Resources
Authors & Affiliations
Yannis Bendi-Ouis, Xavier Hinaut
Abstract
With the recent success of Transformers in the field of automatic natural language processing [1], it has become clear that we are able to create complex, high-performance neural network architectures that can extract, combine and transform information to meet a specific objective, such as predicting the next word in a text.
However, to function, Transformers need to receive a context of all N elements of the past sequence (N = 2k to 32k tokens) at each time step, causing the number of computations to grow quadratically (N^2) with the length of the sequence [1].
This "perfect" memory of a context of thousands of elements is equivalent in neuroscience to a biologically unrealistic working memory.
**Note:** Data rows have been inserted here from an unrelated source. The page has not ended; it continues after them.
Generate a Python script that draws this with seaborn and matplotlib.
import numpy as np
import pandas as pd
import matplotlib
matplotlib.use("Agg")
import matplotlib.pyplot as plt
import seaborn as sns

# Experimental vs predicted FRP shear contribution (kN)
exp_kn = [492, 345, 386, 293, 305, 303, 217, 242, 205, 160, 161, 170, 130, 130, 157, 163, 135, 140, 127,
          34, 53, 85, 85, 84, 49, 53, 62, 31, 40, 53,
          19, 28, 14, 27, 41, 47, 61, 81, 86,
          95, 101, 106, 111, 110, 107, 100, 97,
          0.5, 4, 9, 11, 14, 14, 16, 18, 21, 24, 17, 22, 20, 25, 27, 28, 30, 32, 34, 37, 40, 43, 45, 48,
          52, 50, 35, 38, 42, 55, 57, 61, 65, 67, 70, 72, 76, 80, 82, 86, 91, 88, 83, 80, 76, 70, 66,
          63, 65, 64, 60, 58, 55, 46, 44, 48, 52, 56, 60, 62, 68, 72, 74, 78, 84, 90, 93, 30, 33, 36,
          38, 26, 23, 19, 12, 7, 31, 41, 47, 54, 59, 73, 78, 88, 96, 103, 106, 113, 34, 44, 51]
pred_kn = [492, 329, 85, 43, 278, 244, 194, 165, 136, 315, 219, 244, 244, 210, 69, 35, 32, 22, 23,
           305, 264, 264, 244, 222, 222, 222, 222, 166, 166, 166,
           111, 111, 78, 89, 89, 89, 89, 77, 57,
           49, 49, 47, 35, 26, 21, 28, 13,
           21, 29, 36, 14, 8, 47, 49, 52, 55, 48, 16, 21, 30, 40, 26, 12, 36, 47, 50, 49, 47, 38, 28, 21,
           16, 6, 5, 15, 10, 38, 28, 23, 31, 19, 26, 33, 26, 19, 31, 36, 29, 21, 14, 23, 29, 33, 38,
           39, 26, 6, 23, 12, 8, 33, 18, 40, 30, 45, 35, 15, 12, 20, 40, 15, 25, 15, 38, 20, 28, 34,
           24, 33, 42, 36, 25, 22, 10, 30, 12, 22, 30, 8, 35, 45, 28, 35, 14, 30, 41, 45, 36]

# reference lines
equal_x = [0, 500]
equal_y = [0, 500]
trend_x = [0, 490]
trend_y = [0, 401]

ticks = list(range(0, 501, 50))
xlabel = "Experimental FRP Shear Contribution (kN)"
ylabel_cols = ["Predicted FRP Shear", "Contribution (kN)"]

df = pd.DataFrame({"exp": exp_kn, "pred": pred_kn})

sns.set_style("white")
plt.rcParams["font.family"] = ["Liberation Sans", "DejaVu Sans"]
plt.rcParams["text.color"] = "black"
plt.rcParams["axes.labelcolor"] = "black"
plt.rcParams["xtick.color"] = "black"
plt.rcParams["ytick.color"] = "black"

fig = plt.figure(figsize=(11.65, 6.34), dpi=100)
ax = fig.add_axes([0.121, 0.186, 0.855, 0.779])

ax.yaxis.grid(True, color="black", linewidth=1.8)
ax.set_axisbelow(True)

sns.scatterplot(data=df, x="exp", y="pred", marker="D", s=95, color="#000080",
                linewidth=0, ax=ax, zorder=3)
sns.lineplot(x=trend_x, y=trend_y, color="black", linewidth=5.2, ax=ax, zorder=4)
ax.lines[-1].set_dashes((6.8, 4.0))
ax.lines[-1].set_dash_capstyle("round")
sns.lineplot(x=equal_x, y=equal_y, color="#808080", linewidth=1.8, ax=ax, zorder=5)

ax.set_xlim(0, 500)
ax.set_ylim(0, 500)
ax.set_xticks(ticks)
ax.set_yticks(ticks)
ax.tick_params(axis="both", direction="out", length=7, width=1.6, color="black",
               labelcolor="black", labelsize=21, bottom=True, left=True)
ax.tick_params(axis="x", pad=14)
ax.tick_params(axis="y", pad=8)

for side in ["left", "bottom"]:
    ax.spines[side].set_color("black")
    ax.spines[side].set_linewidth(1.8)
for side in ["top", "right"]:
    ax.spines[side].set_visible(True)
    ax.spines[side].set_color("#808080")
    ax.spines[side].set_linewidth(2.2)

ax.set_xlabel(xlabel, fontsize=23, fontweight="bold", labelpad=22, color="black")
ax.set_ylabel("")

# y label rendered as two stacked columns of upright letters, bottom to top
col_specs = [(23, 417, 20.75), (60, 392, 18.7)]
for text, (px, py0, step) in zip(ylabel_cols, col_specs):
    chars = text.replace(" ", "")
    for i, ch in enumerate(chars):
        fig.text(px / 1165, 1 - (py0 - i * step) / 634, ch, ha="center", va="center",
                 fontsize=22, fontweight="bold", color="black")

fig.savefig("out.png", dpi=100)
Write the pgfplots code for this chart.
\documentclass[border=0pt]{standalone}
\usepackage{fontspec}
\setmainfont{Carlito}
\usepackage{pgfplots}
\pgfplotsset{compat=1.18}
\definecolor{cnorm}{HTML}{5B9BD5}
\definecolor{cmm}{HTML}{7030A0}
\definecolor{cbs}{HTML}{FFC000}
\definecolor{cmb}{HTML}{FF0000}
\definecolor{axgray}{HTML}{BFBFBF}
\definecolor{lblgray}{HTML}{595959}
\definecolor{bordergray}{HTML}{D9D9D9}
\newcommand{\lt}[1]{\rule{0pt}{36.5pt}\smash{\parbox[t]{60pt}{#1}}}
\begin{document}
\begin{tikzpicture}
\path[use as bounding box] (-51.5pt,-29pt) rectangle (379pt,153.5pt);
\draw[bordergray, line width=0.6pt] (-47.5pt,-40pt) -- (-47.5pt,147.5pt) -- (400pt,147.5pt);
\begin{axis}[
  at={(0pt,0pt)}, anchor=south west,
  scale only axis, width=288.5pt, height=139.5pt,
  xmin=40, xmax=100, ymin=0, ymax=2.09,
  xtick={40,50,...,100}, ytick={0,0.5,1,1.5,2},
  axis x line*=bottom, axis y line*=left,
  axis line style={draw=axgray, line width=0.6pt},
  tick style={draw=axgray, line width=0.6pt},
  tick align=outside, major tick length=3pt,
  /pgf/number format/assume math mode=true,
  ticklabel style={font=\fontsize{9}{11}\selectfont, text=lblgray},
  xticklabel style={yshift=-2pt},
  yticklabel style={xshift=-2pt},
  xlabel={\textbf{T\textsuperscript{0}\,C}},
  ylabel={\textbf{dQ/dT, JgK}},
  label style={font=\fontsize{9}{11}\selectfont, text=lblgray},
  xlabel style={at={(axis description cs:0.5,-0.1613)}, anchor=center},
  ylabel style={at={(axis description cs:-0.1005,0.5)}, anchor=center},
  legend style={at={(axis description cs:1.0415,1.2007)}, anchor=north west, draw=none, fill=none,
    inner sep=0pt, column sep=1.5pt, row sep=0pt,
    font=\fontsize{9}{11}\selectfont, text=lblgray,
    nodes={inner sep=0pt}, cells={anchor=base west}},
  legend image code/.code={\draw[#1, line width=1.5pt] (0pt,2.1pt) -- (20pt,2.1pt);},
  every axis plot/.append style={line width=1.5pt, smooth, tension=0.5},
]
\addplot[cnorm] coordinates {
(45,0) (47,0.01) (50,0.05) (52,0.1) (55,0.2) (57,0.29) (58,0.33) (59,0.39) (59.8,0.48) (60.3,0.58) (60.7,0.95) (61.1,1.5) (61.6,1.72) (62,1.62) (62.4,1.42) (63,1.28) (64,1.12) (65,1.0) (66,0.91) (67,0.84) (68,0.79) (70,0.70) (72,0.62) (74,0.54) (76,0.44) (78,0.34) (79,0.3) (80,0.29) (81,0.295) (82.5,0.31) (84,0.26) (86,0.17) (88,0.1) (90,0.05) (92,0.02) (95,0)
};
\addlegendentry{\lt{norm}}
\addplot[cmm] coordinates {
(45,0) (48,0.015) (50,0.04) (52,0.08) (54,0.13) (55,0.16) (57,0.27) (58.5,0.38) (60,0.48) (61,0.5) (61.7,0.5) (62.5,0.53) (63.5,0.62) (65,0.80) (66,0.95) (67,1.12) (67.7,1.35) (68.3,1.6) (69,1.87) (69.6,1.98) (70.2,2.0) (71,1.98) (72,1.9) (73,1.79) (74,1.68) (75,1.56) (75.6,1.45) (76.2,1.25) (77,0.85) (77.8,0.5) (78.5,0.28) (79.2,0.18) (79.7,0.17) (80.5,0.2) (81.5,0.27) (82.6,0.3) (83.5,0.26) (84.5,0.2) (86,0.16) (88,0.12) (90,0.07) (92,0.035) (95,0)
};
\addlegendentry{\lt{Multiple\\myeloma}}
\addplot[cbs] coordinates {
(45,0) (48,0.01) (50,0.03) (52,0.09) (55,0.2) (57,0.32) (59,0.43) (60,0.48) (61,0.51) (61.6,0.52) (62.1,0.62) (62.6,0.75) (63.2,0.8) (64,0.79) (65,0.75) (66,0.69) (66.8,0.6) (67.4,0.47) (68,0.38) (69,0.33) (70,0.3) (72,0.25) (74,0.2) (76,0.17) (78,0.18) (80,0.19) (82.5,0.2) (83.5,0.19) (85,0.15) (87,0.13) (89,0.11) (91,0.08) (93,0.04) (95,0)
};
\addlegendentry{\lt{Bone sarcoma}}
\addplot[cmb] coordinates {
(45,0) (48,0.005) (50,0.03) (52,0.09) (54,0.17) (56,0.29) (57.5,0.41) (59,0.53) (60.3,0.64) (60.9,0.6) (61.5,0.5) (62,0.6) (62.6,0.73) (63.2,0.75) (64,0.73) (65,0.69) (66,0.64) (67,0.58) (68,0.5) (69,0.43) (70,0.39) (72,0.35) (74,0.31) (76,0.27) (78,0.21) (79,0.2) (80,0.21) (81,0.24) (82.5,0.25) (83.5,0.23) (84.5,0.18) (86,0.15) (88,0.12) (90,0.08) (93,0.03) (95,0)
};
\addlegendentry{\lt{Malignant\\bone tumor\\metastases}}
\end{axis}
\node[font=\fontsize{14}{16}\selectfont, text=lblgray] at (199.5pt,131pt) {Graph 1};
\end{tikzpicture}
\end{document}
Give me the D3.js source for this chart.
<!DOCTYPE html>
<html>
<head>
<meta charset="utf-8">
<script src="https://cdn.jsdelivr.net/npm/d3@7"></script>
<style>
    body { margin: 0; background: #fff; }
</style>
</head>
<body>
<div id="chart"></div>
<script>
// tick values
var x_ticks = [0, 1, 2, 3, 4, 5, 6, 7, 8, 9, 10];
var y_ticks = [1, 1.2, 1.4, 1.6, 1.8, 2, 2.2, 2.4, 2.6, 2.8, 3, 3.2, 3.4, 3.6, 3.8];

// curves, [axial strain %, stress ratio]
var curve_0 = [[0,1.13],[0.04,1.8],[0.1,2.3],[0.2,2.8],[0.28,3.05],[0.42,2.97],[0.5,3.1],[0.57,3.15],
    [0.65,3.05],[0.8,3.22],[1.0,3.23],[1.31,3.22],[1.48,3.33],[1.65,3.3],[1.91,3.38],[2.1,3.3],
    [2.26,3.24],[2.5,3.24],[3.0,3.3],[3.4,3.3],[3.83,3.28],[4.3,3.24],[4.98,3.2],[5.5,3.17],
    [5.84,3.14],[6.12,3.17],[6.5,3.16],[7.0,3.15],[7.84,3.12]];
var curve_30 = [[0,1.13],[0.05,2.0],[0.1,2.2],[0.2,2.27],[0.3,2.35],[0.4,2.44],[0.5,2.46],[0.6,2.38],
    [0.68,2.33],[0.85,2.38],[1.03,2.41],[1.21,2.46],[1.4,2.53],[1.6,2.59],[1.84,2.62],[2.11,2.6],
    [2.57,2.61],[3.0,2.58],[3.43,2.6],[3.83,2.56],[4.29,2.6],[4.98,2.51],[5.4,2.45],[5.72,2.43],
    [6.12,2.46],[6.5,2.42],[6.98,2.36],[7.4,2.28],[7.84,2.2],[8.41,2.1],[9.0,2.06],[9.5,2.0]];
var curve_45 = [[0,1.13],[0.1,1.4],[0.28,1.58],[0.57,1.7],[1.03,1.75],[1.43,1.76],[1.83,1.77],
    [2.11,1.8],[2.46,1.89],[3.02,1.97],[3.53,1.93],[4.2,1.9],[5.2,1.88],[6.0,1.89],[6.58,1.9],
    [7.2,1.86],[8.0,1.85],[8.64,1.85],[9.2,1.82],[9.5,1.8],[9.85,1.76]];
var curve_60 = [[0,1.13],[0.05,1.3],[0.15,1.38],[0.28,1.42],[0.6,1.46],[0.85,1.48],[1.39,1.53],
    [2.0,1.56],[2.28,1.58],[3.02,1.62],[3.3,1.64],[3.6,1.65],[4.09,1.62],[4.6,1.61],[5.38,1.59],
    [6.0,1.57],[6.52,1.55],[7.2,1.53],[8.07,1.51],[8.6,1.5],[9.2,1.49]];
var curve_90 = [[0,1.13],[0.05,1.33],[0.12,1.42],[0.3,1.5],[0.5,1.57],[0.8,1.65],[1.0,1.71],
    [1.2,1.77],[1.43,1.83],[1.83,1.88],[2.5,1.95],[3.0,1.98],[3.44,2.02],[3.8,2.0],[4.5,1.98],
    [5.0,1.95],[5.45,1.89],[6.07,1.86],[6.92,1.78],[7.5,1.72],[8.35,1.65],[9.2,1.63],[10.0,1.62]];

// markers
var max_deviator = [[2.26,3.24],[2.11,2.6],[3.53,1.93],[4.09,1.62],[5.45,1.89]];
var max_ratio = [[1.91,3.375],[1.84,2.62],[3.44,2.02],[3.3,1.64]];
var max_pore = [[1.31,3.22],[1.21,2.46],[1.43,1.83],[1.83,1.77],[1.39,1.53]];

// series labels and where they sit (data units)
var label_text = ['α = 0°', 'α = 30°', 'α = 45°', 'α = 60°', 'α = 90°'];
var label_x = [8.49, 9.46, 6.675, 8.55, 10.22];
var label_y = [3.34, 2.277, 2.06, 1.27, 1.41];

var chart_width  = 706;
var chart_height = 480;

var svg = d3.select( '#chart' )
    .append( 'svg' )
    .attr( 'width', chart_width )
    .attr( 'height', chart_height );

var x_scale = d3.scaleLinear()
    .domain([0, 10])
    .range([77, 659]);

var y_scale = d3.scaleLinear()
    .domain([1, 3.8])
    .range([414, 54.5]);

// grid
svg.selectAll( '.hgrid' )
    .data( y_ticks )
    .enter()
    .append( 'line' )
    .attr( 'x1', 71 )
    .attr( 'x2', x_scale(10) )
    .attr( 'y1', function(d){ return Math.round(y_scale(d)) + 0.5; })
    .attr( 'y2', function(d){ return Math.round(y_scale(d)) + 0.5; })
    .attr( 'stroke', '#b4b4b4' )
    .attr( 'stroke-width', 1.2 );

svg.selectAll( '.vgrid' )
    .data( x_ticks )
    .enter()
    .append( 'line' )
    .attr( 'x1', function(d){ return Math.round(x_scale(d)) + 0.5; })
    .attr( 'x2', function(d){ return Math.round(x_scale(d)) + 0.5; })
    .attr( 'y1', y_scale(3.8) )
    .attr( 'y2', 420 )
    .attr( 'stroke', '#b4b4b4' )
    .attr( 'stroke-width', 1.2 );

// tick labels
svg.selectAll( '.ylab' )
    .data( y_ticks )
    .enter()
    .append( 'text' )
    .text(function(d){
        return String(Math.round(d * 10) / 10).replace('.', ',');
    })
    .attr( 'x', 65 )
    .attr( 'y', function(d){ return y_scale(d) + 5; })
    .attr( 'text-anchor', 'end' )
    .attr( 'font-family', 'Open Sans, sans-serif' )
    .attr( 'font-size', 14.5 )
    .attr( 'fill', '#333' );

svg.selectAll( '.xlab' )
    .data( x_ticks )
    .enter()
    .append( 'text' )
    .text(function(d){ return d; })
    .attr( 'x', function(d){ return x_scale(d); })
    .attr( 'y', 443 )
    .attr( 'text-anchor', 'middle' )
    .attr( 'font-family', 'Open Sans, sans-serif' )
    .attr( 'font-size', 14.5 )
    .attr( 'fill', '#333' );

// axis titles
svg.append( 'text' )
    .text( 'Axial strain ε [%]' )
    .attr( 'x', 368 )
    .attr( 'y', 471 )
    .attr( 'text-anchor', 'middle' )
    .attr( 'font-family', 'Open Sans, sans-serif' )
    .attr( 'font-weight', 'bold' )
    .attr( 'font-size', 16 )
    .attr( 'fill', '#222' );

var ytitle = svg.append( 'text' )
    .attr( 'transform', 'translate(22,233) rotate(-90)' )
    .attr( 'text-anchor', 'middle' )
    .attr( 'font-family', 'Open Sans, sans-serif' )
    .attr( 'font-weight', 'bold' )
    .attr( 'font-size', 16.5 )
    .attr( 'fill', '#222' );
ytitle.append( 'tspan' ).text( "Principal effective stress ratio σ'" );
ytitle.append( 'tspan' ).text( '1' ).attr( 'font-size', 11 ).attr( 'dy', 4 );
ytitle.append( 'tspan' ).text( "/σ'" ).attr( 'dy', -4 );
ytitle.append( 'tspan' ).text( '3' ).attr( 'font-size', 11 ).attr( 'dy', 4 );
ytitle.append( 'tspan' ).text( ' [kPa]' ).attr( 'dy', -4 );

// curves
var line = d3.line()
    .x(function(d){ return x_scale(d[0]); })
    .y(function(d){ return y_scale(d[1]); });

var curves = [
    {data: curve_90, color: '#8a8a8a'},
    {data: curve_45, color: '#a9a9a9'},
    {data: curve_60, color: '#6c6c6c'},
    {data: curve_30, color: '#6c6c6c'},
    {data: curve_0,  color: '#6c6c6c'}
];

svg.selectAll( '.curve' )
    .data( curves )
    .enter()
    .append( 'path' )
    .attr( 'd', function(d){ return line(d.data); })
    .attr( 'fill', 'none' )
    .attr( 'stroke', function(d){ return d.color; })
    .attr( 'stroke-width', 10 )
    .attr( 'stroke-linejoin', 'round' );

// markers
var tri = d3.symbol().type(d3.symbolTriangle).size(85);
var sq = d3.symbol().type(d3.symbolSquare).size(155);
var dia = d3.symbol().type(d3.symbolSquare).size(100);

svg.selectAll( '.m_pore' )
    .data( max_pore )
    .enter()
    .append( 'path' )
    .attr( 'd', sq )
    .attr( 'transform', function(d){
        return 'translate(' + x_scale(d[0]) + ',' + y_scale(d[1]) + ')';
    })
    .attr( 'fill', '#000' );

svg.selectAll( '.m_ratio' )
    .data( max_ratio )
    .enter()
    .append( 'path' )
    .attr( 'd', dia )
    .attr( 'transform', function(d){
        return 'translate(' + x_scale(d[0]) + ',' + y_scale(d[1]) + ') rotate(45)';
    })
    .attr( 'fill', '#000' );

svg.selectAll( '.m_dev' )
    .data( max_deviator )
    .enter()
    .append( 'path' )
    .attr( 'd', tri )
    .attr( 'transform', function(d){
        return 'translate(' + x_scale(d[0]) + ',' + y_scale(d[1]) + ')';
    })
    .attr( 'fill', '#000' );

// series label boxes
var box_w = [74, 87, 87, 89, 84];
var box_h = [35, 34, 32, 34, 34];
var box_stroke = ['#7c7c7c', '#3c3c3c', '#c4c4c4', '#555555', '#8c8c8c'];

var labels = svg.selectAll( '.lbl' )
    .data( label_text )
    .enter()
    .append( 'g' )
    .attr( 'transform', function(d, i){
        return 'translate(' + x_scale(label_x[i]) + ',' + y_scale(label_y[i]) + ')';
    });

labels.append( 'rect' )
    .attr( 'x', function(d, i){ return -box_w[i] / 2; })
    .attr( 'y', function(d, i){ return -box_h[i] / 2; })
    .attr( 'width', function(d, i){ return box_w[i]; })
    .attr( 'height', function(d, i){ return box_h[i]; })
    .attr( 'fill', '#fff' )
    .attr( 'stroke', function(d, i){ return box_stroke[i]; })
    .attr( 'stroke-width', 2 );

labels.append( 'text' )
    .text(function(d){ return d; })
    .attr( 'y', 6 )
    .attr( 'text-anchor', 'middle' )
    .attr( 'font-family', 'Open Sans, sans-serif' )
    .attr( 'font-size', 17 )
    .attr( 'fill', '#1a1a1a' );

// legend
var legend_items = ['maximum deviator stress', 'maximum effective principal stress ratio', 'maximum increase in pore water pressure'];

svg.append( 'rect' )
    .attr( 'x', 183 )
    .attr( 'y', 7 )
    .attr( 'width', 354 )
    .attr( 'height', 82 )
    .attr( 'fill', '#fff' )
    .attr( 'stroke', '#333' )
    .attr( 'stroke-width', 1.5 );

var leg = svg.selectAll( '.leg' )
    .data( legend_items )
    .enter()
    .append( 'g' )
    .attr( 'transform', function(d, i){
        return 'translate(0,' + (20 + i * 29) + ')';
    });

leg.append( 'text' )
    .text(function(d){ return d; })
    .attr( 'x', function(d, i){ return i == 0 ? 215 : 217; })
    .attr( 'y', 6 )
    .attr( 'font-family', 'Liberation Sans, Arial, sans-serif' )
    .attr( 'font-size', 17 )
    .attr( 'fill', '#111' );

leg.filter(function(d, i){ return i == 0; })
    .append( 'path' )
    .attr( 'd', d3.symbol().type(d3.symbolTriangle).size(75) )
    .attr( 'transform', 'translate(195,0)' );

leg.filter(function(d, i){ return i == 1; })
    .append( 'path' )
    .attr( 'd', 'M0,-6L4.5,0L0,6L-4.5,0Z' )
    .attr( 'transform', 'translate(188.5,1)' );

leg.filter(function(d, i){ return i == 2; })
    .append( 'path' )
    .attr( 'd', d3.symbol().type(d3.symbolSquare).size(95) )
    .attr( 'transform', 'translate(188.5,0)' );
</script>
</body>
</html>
In order to be more biologically plausible, we propose to drastically reduce the size of this context (allowing more local and less costly computations), while introducing recurrences allowing the use of a longer-term working memory.
An efficient and biologically plausible way to have recurrences is to place oneself in the Reservoir Computing paradigm [2], where the recurrent connections are random and the output layer serves as a readout trained by linear regression (or equivalence). For computational neuroscience, Reservoir Computing is a very interesting approach for modeling high-dimensional non-linear computations with low computational complexity.
Unlike other approaches that seek to modify the calculations behind attention (RWKV [5], RetNet [6]), we propose to combine these two models so as to benefit from both the attentional computations of Transformers and the working memory of Reservoir Computing.
In the same way that dendritic computations [4] show us that neurons are capable of more complex computations, we believe that it may be interesting to replace the neurons (tanh unit) present in a Reservoir with more complex units, such as the attention blocks present in Transformers, even for a short period of time.
We are evaluating two new architectures on a set of sequential tasks (e.g. SequentialMnist): one containing units equivalent to the transformers' attention blocks (fig A), and the other (fig C) decomposing the attention block into two types of unit (fig B): a unit based on the QKV (Query-Key-Value) mechanism and another unit of "memories" [3] (Feed-Forward), thus making it possible to model different brain structures (cortex, hippocampus).